About the job
Speechify’s mission is to remove reading as a barrier to learning. Over 50 million people use our text-to-speech tools to turn books, PDFs, Google Docs, news, and websites into audio. Our products include iOS and Android apps, a Mac app, a Chrome extension, and a web app. Speechify has earned recognition from Google as Chrome Extension of the Year and received Apple’s 2025 Design Award for Inclusivity.
Our fully distributed team includes nearly 200 professionals, from engineers to AI researchers, with backgrounds at Amazon, Microsoft, Google, Stripe, Vercel, and Bolt. Collaboration happens across time zones and continents.
Role Overview
This Software Engineer, Data Infrastructure & Acquisition role sits within the AI team. The focus: oversee data collection and infrastructure to support model training. The team builds large, high-quality datasets at petabyte scale while keeping costs low. The work blends infrastructure, engineering, and research. Candidates who care deeply about data engineering and AI will find meaningful challenges here.
What You Will Do
- Find and evaluate new audio data sources, then integrate them into the ingestion pipeline.

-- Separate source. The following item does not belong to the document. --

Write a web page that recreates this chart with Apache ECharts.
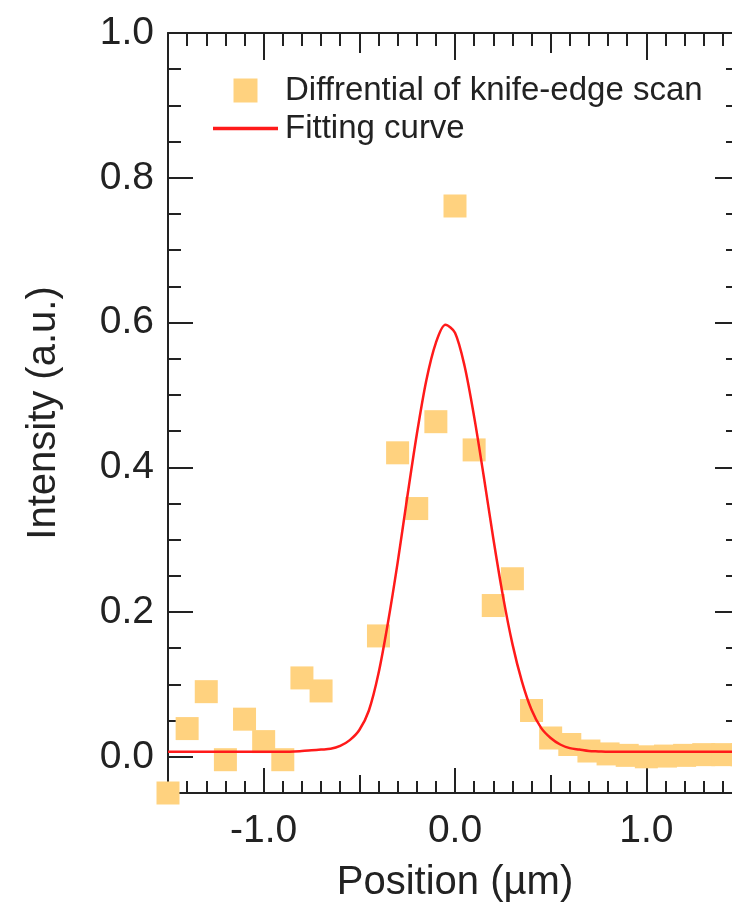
<!DOCTYPE html>
<html>
<head>
<meta charset="utf-8">
<title>Knife-edge scan profile</title>
<script src="https://cdn.jsdelivr.net/npm/echarts@6/dist/echarts.min.js"></script>
<style>
  html, body { margin: 0; padding: 0; background: #ffffff; }
  #chart { width: 732px; height: 905px; }
</style>
</head>
<body>
<div id="chart"></div>
<script>
// Measured points: derivative of the knife-edge scan
const scanX = [-1.5, -1.4, -1.3, -1.2, -1.1, -1.0, -0.9, -0.8, -0.7,
               -0.4, -0.3, -0.2, -0.1, 0.0, 0.1, 0.2, 0.3, 0.4, 0.5,
               0.6, 0.7, 0.8, 0.9, 1.0, 1.1, 1.2, 1.3, 1.4, 1.5];
const scanY = [-0.05, 0.039, 0.090, -0.004, 0.052, 0.021, -0.004, 0.109, 0.091,
               0.167, 0.420, 0.343, 0.463, 0.761, 0.424, 0.209, 0.246, 0.064, 0.026,
               0.017, 0.008, 0.004, 0.002, 0.000, 0.001, 0.002, 0.003, 0.003, 0.003];

// Fitted profile
const fitX = [-1.5, -1.4, -1.3, -1.2, -1.1, -1.0, -0.9, -0.8, -0.75, -0.7, -0.65, -0.6,
              -0.55, -0.5, -0.45, -0.4, -0.35, -0.3, -0.25, -0.2, -0.15, -0.1, -0.05,
              0.0, 0.05, 0.1, 0.15, 0.2, 0.25, 0.3, 0.35, 0.4, 0.45, 0.5, 0.55, 0.6,
              0.65, 0.7, 0.75, 0.8, 0.9, 1.0, 1.1, 1.2, 1.3, 1.4, 1.5];
const fitY = [0.007, 0.007, 0.007, 0.007, 0.007, 0.007, 0.007, 0.008, 0.009, 0.010, 0.011, 0.015,
              0.023, 0.037, 0.064, 0.115, 0.186, 0.268, 0.358, 0.445, 0.520, 0.572, 0.597,
              0.586, 0.540, 0.470, 0.388, 0.302, 0.223, 0.156, 0.104, 0.065, 0.040, 0.026, 0.017, 0.012,
              0.010, 0.008, 0.0075, 0.007, 0.007, 0.007, 0.007, 0.007, 0.007, 0.007, 0.007];

// Tick labels
const xMajorTicks = [-1.0, 0.0, 1.0];
const yMajorTicks = [0.0, 0.2, 0.4, 0.6, 0.8, 1.0];

const FONT = 'Liberation Sans, Arial, Helvetica, sans-serif';
const INK = '#222222';
const MARKER = '#ffd27f';
const FIT = '#ff1a1a';

const zip = (xs, ys) => xs.map((x, i) => [x, ys[i]]);

const lineStyle = { color: INK, width: 2 };

function xAxis(position, opts) {
  return Object.assign({
    type: 'value', position: position, min: -1.5, max: 1.5,
    axisLine: { show: false, onZero: false, lineStyle: lineStyle },
    axisTick: { show: false },
    axisLabel: { show: false },
    splitLine: { show: false },
    minorTick: { show: false },
    minorSplitLine: { show: false }
  }, opts);
}
function yAxis(position, opts) {
  return Object.assign({
    type: 'value', position: position, min: -0.05, max: 1.0,
    axisLine: { show: false, onZero: false, lineStyle: lineStyle },
    axisTick: { show: false },
    axisLabel: { show: false },
    splitLine: { show: false },
    minorTick: { show: false },
    minorSplitLine: { show: false }
  }, opts);
}

const chart = echarts.init(document.getElementById('chart'), null, { renderer: 'canvas' });

chart.setOption({
  backgroundColor: '#ffffff',
  animation: false,
  grid: { left: 168, right: -10, top: 33, bottom: 112, outerBoundsMode: 'none', containLabel: false },
  legend: {
    orient: 'vertical', left: 208, top: 69,
    itemWidth: 65, itemHeight: 24, itemGap: 5,
    symbolKeepAspect: true,
    textStyle: { fontFamily: FONT, fontSize: 33, color: INK, padding: [0, 0, 0, 2] },
    data: [
      // square marker centred in the icon slot
      { name: 'Diffrential of knife-edge scan', icon: 'path://M0,0H10V10H0Z' },
      // plain stroke for the fitted curve
      { name: 'Fitting curve', icon: 'path://M0,0H65V3.5H0Z' }
    ]
  },
  xAxis: [
    // bottom: line, 0.5 ticks, 0.1 minor ticks, labels
    xAxis('bottom', {
      interval: 0.5,
      name: 'Position (µm)', nameLocation: 'middle', nameGap: 70,
      nameTextStyle: { fontFamily: FONT, fontSize: 40, color: INK },
      axisLine: { show: true, onZero: false, lineStyle: lineStyle },
      axisTick: { show: true, inside: true, length: 18, lineStyle: lineStyle },
      minorTick: { show: true, splitNumber: 5, length: 12, lineStyle: lineStyle },
      axisLabel: {
        show: true, customValues: xMajorTicks, margin: 19,
        fontFamily: FONT, fontSize: 39, color: INK,
        formatter: v => v.toFixed(1)
      }
    }),
    // bottom: long ticks at whole units
    xAxis('bottom', {
      axisTick: { show: true, inside: true, length: 25, customValues: xMajorTicks, lineStyle: lineStyle }
    }),
    // top frame
    xAxis('top', {
      interval: 0.5,
      axisLine: { show: true, onZero: false, lineStyle: lineStyle },
      axisTick: { show: true, inside: true, length: 20, lineStyle: lineStyle },
      minorTick: { show: true, splitNumber: 5, length: 13, lineStyle: lineStyle }
    }),
    xAxis('top', {
      axisTick: { show: true, inside: true, length: 27, customValues: xMajorTicks, lineStyle: lineStyle }
    })
  ],
  yAxis: [
    yAxis('left', {
      name: 'Intensity (a.u.)', nameLocation: 'middle', nameGap: 104, nameRotate: 90,
      nameTextStyle: { fontFamily: FONT, fontSize: 40, color: INK },
      axisLine: { show: true, onZero: false, lineStyle: lineStyle },
      axisTick: { show: true, inside: true, length: 25, customValues: yMajorTicks, lineStyle: lineStyle },
      axisLabel: {
        show: true, customValues: yMajorTicks, margin: 14,
        fontFamily: FONT, fontSize: 39, color: INK,
        formatter: v => v.toFixed(1)
      }
    }),
    yAxis('left', {
      interval: 0.05,
      axisTick: { show: true, inside: true, length: 13, lineStyle: lineStyle }
    }),
    yAxis('right', {
      axisLine: { show: true, onZero: false, lineStyle: lineStyle },
      axisTick: { show: true, inside: true, length: 27, customValues: yMajorTicks, lineStyle: lineStyle }
    }),
    yAxis('right', {
      interval: 0.05,
      axisTick: { show: true, inside: true, length: 16, lineStyle: lineStyle }
    })
  ],
  series: [
    {
      name: 'Diffrential of knife-edge scan',
      type: 'scatter',
      xAxisIndex: 0, yAxisIndex: 0,
      symbol: 'rect', symbolSize: 23,
      itemStyle: { color: MARKER, opacity: 1 },
      data: zip(scanX, scanY),
      z: 2
    },
    {
      name: 'Fitting curve',
      type: 'line',
      xAxisIndex: 0, yAxisIndex: 0,
      symbol: 'none', smooth: 0.3,
      lineStyle: { color: FIT, width: 2.5 },
      itemStyle: { color: FIT },
      data: zip(fitX, fitY),
      z: 3
    }
  ]
});
</script>
</body>
</html>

- Maintain and scale cloud infrastructure for data ingestion, using GCP and Terraform.
- Work with scientists to balance cost, throughput, and data quality, delivering better datasets for model development.
- Partner with the AI team and leadership to shape a dataset roadmap for future Speechify products.
What We Look For
- Bachelor’s, Master’s, or PhD in Computer Science or a related field.
- At least 5 years of software development experience.
- Strong skills in bash and Python scripting in Linux environments.
- Hands-on experience with Docker and Infrastructure-as-Code (such as Terraform), plus experience with a major cloud provider (GCP preferred).
- Familiarity with web crawlers and large-scale data processing is a plus.
- Comfort managing multiple priorities and shifting demands.
- Clear communication skills, both written and spoken.
Location: Columbus, OH, USA (remote team, distributed worldwide).